WASHINGTON (AP) — The federal courts and military tribunals that will prosecute suspected terrorists vary sharply in their independence, public stature and use of evidence. But the Obama administration has so far offered no clear-cut rationale for how it chooses which system will try a detainee.

The fuzzy line drawn by the administration has made it easier for critics on both the left and right to assert that no firm legal principle is guiding the choices.

The administration has said similarly situated suspects can be tried in either system; others may still be held without trial because there is insufficient evidence for either proceeding, but they are considered too dangerous to release.

“I think the Obama administration is trying to straddle this debate between whether we should approach al-Qaida as a problem of massive-scale criminality or as a problem of war,” said Matthew Waxman, a former Bush administration State Department and Pentagon official now at Columbia University law school.

Indeed, on Capitol Hill last Wednesday, Attorney General Eric Holder testified, “The 9/11 attacks were both an act of war and a violation of our federal criminal law, and they could have been prosecuted in either federal courts or military commissions.”

The administration is sending professed Sept. 11 mastermind Khalid Sheikh Mohammed and four alleged henchmen to a civilian trial in New York, while a suspect in the USS Cole bombing in 2000 and four other terror suspects will be tried by military commissions.

The major differences between the systems are the federal judiciary’s independence, rooted in the Constitution and lifetime appointments of judges, and the relaxed rules for admitting evidence in military tribunals.

Federal courts bar evidence obtained by coercion.
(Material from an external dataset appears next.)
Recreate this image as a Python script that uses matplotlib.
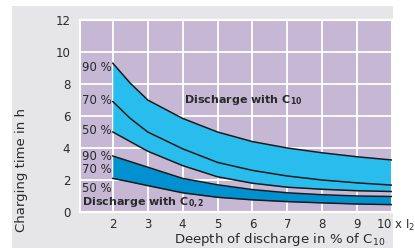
import matplotlib
matplotlib.use('Agg')
import matplotlib.pyplot as plt
import matplotlib.patches as patches
import matplotlib.transforms as mtransforms

# depth of discharge (x I20)
depth = [2, 2.5, 3, 4, 5, 6, 7, 8, 9, 10]

# charging time in h, discharge with C10
c10_90 = [9.3, 8.05, 7.0, 5.85, 5.0, 4.4, 4.0, 3.7, 3.45, 3.25]
c10_70 = [6.9, 5.85, 5.0, 3.95, 3.1, 2.6, 2.25, 2.0, 1.82, 1.68]
c10_50 = [5.0, 4.4, 3.8, 2.9, 2.2, 1.8, 1.55, 1.42, 1.33, 1.28]

# charging time in h, discharge with C0,2
c02_90 = [3.5, 3.15, 2.8, 2.1, 1.7, 1.4, 1.2, 1.08, 1.0, 0.97]
c02_50 = [2.1, 1.88, 1.65, 1.2, 0.92, 0.76, 0.65, 0.57, 0.5, 0.46]

yticks = [0, 2, 4, 6, 8, 10, 12]
xticks = [2, 3, 4, 5, 6, 7, 8, 9, 10]
xticklabels = ['2', '3', '4', '5', '6', '7', '8', '9', '10 x I$_{20}$']

lilac = '#c6b8d4'
light_blue = '#29bdee'
dark_blue = '#0092d0'
text_col = '#2a2a2a'

fig = plt.figure(figsize=(4.15, 2.48), dpi=100)
fig.patch.set_facecolor('white')
# grey panel behind the chart
fig.patches.append(patches.Rectangle((12 / 415, 0), 381 / 415, 242 / 248,
                                     transform=fig.transFigure,
                                     facecolor='#e6e6e8', edgecolor='none',
                                     zorder=-10))

ax = fig.add_axes([80 / 415, 36 / 248, 312 / 415, 192 / 248])
ax.set_facecolor(lilac)
ax.set_xlim(1.06, 9.94)
ax.set_ylim(0, 12)

ax.set_xticks(xticks)
ax.set_xticklabels(xticklabels)
ax.set_yticks(yticks)
ax.tick_params(length=0, labelsize=8.5, labelcolor=text_col)
ax.tick_params(axis='y', pad=7)
ax.tick_params(axis='x', pad=4)
lab = ax.get_xticklabels()[-1]
lab.set_ha('left')
lab.set_transform(lab.get_transform() +
                  mtransforms.ScaledTranslation(-16 / 100, 0, fig.dpi_scale_trans))

ax.grid(True, color='white', lw=1.3)
ax.set_axisbelow(True)
for s in ax.spines.values():
    s.set_color('white')
    s.set_linewidth(1.5)

# bands
ax.fill_between(depth, c10_50, c10_90, color=light_blue, lw=0, zorder=2)
ax.fill_between(depth, c02_50, c02_90, color=dark_blue, lw=0, zorder=2)
for ys in [c10_90, c10_70, c10_50, c02_90, c02_50]:
    ax.plot(depth, ys, color='#1a1a1a', lw=1.1, zorder=3)

# labels
for txt, yv in [('90 %', 9.05), ('70 %', 7.0), ('50 %', 5.1),
                ('90 %', 3.5), ('70 %', 2.65), ('50 %', 1.5)]:
    ax.text(1.12, yv, txt, fontsize=8.5, color=text_col, va='center', ha='left')
ax.text(1.12, 0.55, 'Discharge with C$_{\\mathregular{0,2}}$', fontsize=8,
        color=text_col, va='center', ha='left', fontweight='bold')
ax.text(4.05, 7.0, 'Discharge with C$_{\\mathregular{10}}$', fontsize=8,
        color=text_col, va='center', ha='left', fontweight='bold')

fig.text(22 / 415, 1 - 170 / 248, 'Charging time in h', rotation=90,
         ha='center', va='center', fontsize=9.5, color=text_col)
fig.text(280 / 415, 1 - 239 / 248, 'Deepth of discharge in % of C$_{\\mathregular{10}}$',
         ha='center', va='center', fontsize=9.5, color=text_col)

fig.savefig('out.png', dpi=100)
And the new law regarding military commissions that President Barack Obama signed last month forbids evidence derived from torture and other harsh interrogation techniques. But the commissions still have rules that allow greater use of hearsay testimony and, in some instances, could permit the introduction of coerced testimony.

Military judges ultimately will decide what evidence can be admitted, but the new law allows statements made by defendants to be used even if they are not given voluntarily in certain circumstances, including in combat situations. Written witness statements, rather than live testimony that is subject to cross-examination, also can be admitted by military judges.

The larger issue, for some civil libertarians, is what the American Civil Liberties Union’s Jonathan Hafetz called a “legitimacy deficit.”

The commissions set up under President George W. Bush to try terrorism detainees have been revised several times based on Supreme Court decisions and acts of Congress that moved their rules and procedures closer to federal courts.

“But they just don’t have the credibility and never will have the credibility that federal courts have,” Hafetz said.

Joanne Mariner, director of the terrorism and counterterrorism program at Human Rights Watch, said another indication of the reduced stature of the commissions is that, by law, they can never be used to try U.S. citizens.

On the other hand, supporters of the military tribunals say they provide sufficient protections for accused terrorists. Moreover, they say, the Sept. 11 attack is a classic war crime — the mass murder of civilians — for which military tribunals have traditionally been used.